My solution to problem C: http://codeforces.com/contest/615/submission/15266012

Let rs be string s reversed. We find the longest prefix of t that is present in s or in rs, then we remove the suffix from t and repeat until t is empty. If the size of the suffix at some point is zero, then the answer is -1. One way to find such suffix is to do a binary search and get the longest suffix that is present in either s or rs.

Time complexity: O(|s||t+s|log|t|)

Can anyone explain why in problem D answer is calculated as ans = binPow(ans, (cnt[i] + 1)) * binPow(fp, d) % MOD; instead of ans=ans* binPow(fp, d) % MOD;

Problem C: I didn't understand this line:

"Now we will make an array endPos, where endPos[i] is true when t[i, i + cur_len - 1] = s[i - cur_len + 1, i]. We will update this array, adding symbols t[i], t[i + 1], t[i + 2] and so on."

what is cur_len? How to find cur_len? "adding symbols t[i], ... so on." where are we adding what? and how to use endpos to get the final answer?

Please someone clarify it in details!

In problem B what if there was a shorter path with very high number of spines so when we multiply with number of spines the final result of the shorter path is bigger than the longest path?

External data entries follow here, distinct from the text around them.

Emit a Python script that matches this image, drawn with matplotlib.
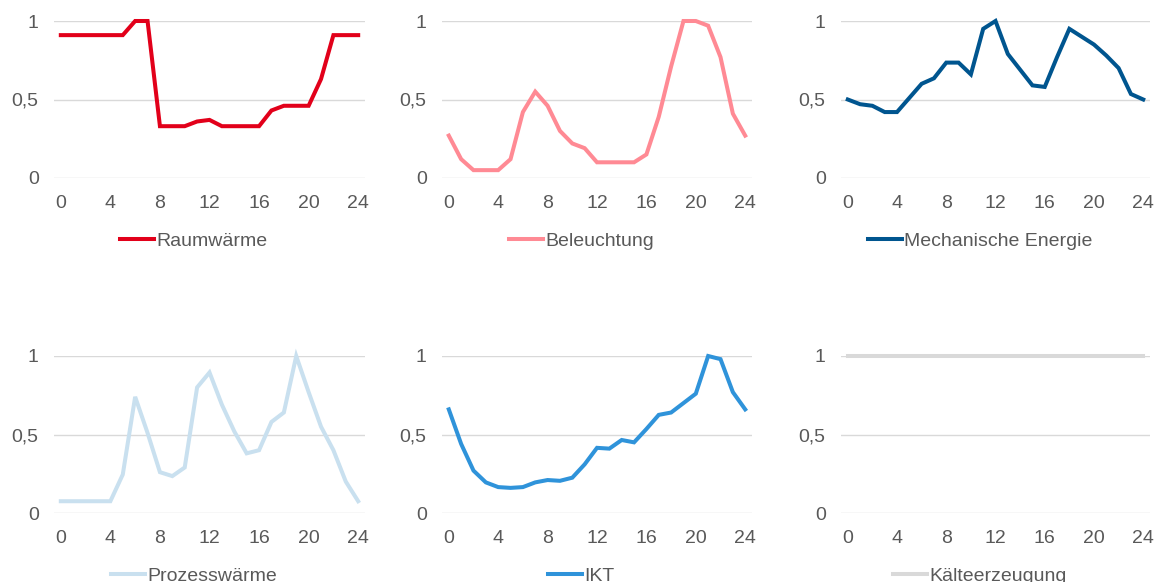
import numpy as np
import matplotlib
matplotlib.use("Agg")
import matplotlib.pyplot as plt

plt.rcParams['font.family'] = ['Liberation Sans', 'DejaVu Sans']

# hourly load profiles (normalised to the daily peak)
hours = list(range(25))

raumwaerme = [0.91, 0.91, 0.91, 0.91, 0.91, 0.91, 1.0, 1.0, 0.33, 0.33, 0.33, 0.36, 0.37,
              0.33, 0.33, 0.33, 0.33, 0.43, 0.46, 0.46, 0.46, 0.63, 0.91, 0.91, 0.91]
beleuchtung = [0.27, 0.12, 0.05, 0.05, 0.05, 0.12, 0.42, 0.55, 0.46, 0.30, 0.22, 0.19, 0.10,
               0.10, 0.10, 0.10, 0.15, 0.39, 0.71, 1.0, 1.0, 0.97, 0.77, 0.41, 0.27]
mechanisch = [0.50, 0.47, 0.46, 0.42, 0.42, 0.51, 0.60, 0.635, 0.735, 0.735, 0.66, 0.95, 1.0,
              0.79, 0.69, 0.59, 0.58, 0.77, 0.95, 0.90, 0.85, 0.78, 0.70, 0.535, 0.50]
prozesswaerme = [0.075, 0.075, 0.075, 0.075, 0.075, 0.245, 0.74, 0.51, 0.26, 0.235, 0.29, 0.80, 0.895,
                 0.69, 0.52, 0.38, 0.40, 0.58, 0.64, 1.0, 0.77, 0.55, 0.40, 0.20, 0.075]
ikt = [0.66, 0.44, 0.27, 0.195, 0.165, 0.16, 0.165, 0.195, 0.21, 0.205, 0.225, 0.31, 0.415,
       0.41, 0.465, 0.45, 0.535, 0.625, 0.64, 0.70, 0.76, 1.0, 0.98, 0.77, 0.66]
kaelte = [1.0] * 25

series = [
    ("Raumwärme", raumwaerme, "#E2001A"),
    ("Beleuchtung", beleuchtung, "#FF8A94"),
    ("Mechanische Energie", mechanisch, "#00558F"),
    ("Prozesswärme", prozesswaerme, "#C9E0EF"),
    ("IKT", ikt, "#2F93DA"),
    ("Kälteerzeugung", kaelte, "#D9D9D9"),
]

W, H = 1155, 582
fig = plt.figure(figsize=(W / 100, H / 100), dpi=100)

lefts = [54, 442, 841]
widths = [311, 310, 309]
rows = [(21, 178), (356, 513)]

txt = "#595959"
for i, (name, vals, col) in enumerate(series):
    r, c = divmod(i, 3)
    top, bot = rows[r]
    ax = fig.add_axes([lefts[c] / W, 1 - bot / H, widths[c] / W, (bot - top) / H])
    ax.plot(hours, vals, color=col, lw=2.9, clip_on=False, label=name, zorder=3,
            solid_joinstyle="miter")
    ax.set_xlim(-0.55, 24.55)
    ax.set_ylim(0, 1)
    ax.set_xticks(range(0, 25, 4))
    ax.set_yticks([0, 0.5, 1])
    ax.set_yticklabels(["0", "0,5", "1"])
    for s in ax.spines.values():
        s.set_visible(False)
    ax.grid(axis="y", color="#D9D9D9", lw=1.0)
    ax.set_axisbelow(True)
    ax.tick_params(length=0, labelsize=14, colors=txt)
    ax.tick_params(axis="x", pad=12)
    ax.tick_params(axis="y", pad=11)
    leg = ax.legend(loc="center", bbox_to_anchor=(0.45, -0.4), frameon=False,
                    fontsize=14, handlelength=1.75, handletextpad=0.1, labelcolor=txt)

fig.savefig("out.png", dpi=100)
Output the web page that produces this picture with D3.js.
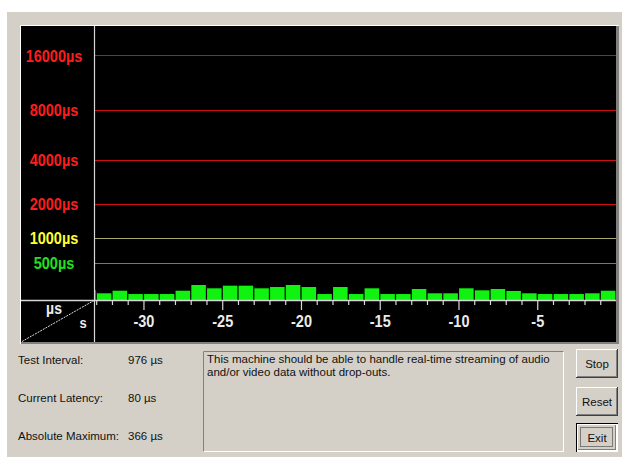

Problem D and E were really cool problems :) Though I messed up D in contest time and couldn't check E then :( But I solved E in one try and D just after the contest :'( It could have been a really good contest for me :(

Is there anyone attempt to solve Problem C with hash? I tried this, I think the complexity is about O(n^2) after I use unordered_map in c++11. However, It still takes too much time and got TLE.

I find the longest common segment in string s in this way: calculate all n^2 segments(inverse order included) hash value and stored them in unordered_map. The key in unordered_map is hash value of some segment, the value is the segment id. My code is 15269449. Could anyone tell me why TLE happened? Thank you

hi in 615D — Multipliers solution

d = d * (cnt[i] + 1) % (MOD — 1); why add (MOD-1) not MOD

d(4) = 3 , divisors (1,2,4) d(6) = 4 , divisors (1,2,3,6) d(4*6)= 8 divisors (1,2,3,4,6,8,12,24)

d(4*6) not equal d(4)*d(6)

A simpler solution with less math for D:

We need to calculate $$$n^ {\frac{d}{2}} \bmod p$$$ where $$$d$$$ is the count of divisors of $$$n$$$ (this is actually still true even if $$$d$$$ is odd).

And as we all know, if $$$n = p_1^{a_1} \times p_2^{a_2} \times \ldots \times p_k^{a_k}$$$ then $$$d = (a_1 + 1) \times (a_2 + 1) \times \ldots \ (a_k + 1)$$$.

If any of $$$a_i$$$ is odd then we can divide the first $$$a_i + 1$$$ by 2 and then calculate normally.

Else every $$$a_i$$$ is even, i.e. $$$n$$$ is a square number, and we can use this fact to remove the $$$/2$$$ from $$$d/2$$$. Let $$$n = x^2$$$, then $$$n^\frac{d}{2} \Leftrightarrow (x^2)^{\frac{d}{2}} \Leftrightarrow x^{2\times \frac{d}{2}} \Leftrightarrow x^d$$$.

My (not so clean) implementation: 161385006.